**Given instruction:** Wherever a line below holds the word "chart", copy that line.

**Supplied entries:**
►

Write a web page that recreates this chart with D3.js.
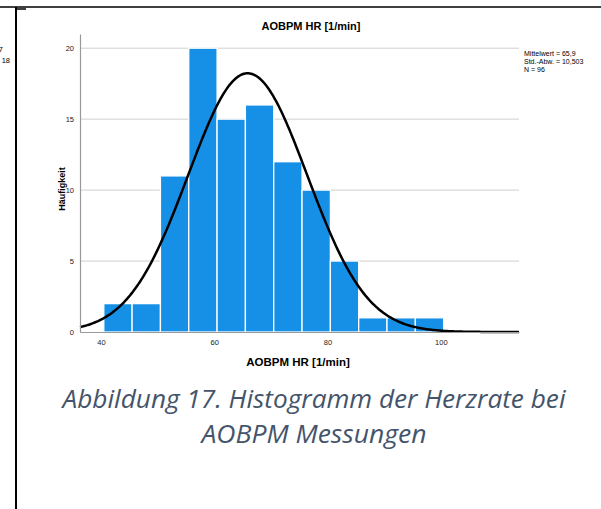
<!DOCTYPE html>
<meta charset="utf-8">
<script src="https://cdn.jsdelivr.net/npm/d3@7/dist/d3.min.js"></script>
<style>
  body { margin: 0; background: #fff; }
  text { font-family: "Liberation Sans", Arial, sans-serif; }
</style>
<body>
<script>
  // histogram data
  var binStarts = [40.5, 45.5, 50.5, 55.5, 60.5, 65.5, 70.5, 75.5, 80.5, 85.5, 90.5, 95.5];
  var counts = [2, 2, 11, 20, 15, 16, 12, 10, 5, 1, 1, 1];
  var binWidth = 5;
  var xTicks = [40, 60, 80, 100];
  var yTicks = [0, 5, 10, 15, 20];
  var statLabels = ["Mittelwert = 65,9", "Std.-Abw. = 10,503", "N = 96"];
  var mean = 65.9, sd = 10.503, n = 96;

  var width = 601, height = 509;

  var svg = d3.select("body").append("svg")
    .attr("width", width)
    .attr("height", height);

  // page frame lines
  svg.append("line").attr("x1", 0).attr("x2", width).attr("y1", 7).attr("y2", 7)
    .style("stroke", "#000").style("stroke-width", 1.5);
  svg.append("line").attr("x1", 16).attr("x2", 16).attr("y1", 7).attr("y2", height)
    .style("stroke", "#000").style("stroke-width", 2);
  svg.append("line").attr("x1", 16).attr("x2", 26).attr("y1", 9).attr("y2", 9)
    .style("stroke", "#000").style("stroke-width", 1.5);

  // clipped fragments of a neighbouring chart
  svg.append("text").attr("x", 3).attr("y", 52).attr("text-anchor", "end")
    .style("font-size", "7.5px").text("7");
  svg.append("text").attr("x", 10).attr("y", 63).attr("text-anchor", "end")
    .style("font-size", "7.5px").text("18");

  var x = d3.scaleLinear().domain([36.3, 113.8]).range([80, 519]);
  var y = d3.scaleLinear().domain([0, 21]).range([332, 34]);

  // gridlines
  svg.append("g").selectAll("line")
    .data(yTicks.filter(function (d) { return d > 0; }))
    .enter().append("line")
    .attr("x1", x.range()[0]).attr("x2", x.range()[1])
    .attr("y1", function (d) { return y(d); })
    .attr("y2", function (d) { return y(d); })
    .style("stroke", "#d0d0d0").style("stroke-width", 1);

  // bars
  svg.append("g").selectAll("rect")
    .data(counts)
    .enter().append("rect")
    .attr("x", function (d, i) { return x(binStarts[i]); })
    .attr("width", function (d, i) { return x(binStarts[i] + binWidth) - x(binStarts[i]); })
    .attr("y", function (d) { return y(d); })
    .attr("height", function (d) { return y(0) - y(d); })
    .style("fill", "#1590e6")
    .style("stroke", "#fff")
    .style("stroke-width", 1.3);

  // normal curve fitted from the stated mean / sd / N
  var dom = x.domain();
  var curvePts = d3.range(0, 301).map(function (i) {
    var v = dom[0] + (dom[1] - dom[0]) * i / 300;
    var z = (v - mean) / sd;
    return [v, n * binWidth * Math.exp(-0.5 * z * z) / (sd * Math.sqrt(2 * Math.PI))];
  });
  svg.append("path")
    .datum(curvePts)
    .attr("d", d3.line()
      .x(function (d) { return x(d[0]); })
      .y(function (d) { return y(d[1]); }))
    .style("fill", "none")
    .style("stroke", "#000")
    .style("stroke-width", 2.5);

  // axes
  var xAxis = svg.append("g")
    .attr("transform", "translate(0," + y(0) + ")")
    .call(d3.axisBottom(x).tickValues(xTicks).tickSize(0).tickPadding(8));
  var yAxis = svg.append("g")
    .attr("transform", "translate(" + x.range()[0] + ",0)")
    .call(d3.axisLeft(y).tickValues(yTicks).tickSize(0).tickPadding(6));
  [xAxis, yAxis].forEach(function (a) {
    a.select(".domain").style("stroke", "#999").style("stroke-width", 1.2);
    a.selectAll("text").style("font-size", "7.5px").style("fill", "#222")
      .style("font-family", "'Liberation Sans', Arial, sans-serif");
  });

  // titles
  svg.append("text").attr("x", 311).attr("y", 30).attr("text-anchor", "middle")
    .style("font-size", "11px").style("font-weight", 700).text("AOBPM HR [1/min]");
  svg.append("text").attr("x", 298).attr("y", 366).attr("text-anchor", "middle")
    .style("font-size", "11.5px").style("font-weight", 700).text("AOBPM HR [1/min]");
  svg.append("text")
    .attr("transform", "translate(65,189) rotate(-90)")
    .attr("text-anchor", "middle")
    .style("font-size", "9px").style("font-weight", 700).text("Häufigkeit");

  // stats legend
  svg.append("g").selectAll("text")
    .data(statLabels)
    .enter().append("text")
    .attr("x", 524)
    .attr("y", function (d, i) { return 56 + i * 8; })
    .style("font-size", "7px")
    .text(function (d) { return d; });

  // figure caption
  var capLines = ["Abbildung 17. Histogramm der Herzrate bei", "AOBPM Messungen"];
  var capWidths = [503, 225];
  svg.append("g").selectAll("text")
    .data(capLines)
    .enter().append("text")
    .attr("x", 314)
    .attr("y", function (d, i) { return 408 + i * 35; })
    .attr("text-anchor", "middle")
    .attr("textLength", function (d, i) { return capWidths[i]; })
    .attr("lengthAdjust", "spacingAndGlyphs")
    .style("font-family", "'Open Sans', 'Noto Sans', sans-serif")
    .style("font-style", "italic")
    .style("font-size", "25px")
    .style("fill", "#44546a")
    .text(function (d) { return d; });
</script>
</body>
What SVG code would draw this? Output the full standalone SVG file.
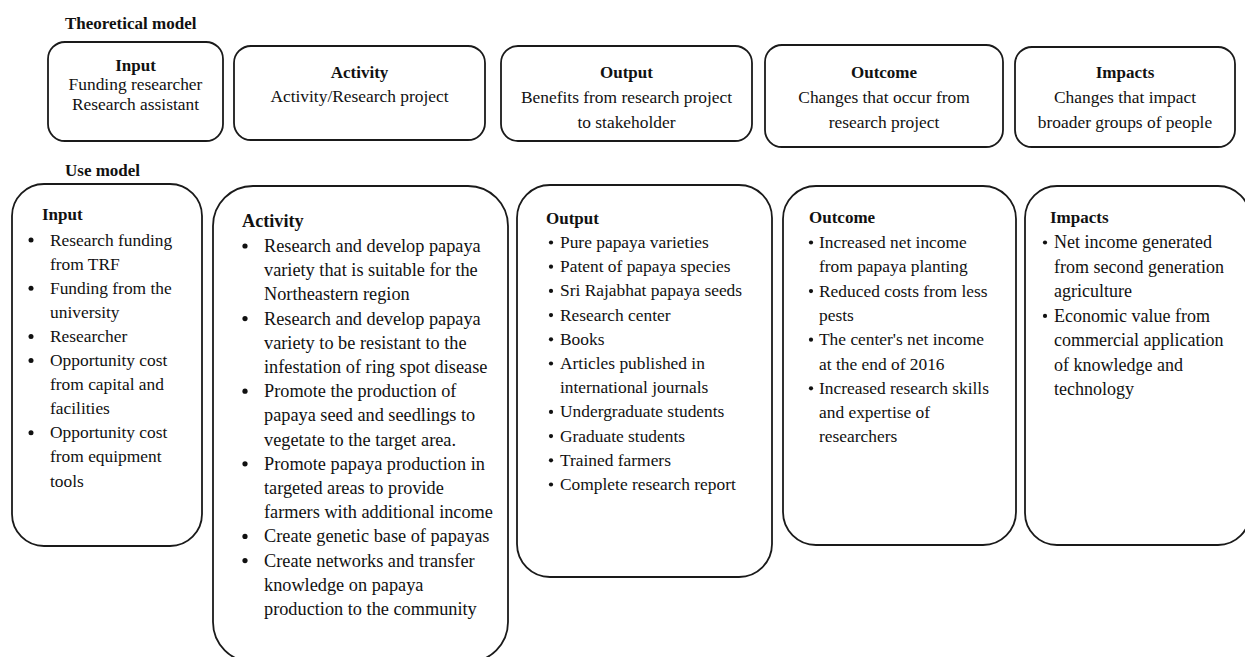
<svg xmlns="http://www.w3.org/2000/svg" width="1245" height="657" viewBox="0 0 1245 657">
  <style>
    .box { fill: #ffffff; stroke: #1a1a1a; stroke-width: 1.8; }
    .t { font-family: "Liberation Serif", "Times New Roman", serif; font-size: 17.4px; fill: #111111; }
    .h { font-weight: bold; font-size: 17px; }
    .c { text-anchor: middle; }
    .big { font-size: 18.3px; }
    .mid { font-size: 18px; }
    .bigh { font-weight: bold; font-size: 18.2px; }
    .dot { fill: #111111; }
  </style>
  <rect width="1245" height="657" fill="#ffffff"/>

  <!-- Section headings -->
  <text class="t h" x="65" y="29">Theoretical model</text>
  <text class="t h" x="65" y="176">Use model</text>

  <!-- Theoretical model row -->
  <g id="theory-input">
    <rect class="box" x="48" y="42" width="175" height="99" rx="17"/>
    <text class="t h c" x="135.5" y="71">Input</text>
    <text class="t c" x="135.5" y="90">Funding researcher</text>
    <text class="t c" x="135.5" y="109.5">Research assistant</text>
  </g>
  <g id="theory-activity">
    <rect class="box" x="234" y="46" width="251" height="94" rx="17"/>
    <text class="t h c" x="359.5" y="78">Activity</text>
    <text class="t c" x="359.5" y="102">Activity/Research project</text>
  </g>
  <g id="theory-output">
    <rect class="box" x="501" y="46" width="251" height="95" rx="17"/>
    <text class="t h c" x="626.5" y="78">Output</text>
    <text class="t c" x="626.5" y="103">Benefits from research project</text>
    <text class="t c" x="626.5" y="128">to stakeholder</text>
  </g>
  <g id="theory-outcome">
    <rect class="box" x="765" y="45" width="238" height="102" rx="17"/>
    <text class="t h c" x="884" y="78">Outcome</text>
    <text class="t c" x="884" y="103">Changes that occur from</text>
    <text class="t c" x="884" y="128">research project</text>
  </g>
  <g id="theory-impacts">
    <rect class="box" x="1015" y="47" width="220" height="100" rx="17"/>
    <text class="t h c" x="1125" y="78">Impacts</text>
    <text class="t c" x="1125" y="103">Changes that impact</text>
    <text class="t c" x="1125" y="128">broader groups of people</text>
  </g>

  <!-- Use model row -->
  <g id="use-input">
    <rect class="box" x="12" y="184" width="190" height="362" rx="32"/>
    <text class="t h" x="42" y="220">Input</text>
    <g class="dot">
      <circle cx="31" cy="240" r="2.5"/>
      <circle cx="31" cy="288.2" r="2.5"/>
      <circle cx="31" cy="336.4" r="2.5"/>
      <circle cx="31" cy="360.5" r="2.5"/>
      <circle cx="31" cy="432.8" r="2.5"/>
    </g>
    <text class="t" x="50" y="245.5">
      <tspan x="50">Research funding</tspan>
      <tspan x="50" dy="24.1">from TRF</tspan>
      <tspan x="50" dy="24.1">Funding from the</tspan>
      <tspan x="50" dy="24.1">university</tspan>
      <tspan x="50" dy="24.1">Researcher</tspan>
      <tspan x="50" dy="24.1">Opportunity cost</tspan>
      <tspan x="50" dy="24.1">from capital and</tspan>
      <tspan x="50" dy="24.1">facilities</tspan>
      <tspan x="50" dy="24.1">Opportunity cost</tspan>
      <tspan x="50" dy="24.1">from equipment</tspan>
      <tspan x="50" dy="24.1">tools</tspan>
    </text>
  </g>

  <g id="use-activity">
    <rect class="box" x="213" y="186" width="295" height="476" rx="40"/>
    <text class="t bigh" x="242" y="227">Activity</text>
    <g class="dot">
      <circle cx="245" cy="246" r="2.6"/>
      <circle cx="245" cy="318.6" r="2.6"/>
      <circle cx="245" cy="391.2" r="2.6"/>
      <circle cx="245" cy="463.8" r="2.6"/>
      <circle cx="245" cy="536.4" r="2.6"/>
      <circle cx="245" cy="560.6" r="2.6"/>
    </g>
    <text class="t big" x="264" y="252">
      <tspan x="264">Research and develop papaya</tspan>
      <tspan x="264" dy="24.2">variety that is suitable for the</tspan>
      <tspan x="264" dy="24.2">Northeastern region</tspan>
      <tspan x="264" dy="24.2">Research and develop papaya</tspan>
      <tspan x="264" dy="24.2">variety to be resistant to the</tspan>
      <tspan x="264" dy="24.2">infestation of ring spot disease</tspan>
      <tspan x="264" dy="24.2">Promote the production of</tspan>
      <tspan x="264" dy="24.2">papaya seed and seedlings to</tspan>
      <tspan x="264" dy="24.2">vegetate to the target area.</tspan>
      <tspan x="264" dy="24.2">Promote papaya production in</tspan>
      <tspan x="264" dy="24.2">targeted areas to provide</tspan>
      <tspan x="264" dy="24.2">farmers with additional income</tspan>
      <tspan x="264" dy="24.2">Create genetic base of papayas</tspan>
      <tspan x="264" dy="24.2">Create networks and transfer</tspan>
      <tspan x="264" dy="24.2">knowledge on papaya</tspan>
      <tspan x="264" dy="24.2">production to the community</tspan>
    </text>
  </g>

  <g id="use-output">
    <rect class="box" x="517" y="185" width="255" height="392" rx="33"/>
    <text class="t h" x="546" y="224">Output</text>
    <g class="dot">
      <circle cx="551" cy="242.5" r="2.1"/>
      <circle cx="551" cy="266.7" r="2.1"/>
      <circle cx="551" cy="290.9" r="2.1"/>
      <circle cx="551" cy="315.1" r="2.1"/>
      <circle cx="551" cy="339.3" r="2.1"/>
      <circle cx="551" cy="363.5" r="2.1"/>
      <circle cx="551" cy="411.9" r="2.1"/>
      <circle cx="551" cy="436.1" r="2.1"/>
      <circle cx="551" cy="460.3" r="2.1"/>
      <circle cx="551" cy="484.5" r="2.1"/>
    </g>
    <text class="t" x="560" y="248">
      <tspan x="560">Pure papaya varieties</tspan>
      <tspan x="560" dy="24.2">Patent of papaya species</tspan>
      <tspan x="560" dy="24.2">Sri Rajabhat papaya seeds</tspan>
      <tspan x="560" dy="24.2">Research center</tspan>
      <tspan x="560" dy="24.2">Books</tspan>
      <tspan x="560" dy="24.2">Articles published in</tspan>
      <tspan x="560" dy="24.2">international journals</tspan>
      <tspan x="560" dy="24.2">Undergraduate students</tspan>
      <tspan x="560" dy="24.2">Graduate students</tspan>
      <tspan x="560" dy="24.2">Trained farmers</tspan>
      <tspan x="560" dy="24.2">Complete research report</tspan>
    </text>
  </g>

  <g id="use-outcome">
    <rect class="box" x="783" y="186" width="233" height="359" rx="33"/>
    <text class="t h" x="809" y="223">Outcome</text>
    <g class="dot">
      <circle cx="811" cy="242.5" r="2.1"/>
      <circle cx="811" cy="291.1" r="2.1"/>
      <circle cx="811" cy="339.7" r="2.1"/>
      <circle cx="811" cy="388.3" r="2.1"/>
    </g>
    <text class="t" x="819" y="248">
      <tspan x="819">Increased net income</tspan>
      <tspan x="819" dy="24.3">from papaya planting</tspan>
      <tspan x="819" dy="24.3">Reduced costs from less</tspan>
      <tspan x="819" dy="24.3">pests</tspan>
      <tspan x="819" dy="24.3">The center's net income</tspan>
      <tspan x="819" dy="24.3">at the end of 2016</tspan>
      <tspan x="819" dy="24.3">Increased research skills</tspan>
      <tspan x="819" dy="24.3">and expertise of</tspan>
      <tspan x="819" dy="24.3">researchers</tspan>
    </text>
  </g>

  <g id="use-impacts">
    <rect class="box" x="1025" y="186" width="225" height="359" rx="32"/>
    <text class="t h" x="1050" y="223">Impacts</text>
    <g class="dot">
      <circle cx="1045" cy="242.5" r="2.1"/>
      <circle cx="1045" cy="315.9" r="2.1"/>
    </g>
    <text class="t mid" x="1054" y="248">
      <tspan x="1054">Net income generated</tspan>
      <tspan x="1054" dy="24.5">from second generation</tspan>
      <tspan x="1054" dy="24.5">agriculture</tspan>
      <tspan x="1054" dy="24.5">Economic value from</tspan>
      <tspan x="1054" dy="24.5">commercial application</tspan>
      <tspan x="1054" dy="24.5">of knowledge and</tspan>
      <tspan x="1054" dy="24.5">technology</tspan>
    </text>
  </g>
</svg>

◄

**Answer:**
Write a web page that recreates this chart with D3.js.
  // clipped fragments of a neighbouring chart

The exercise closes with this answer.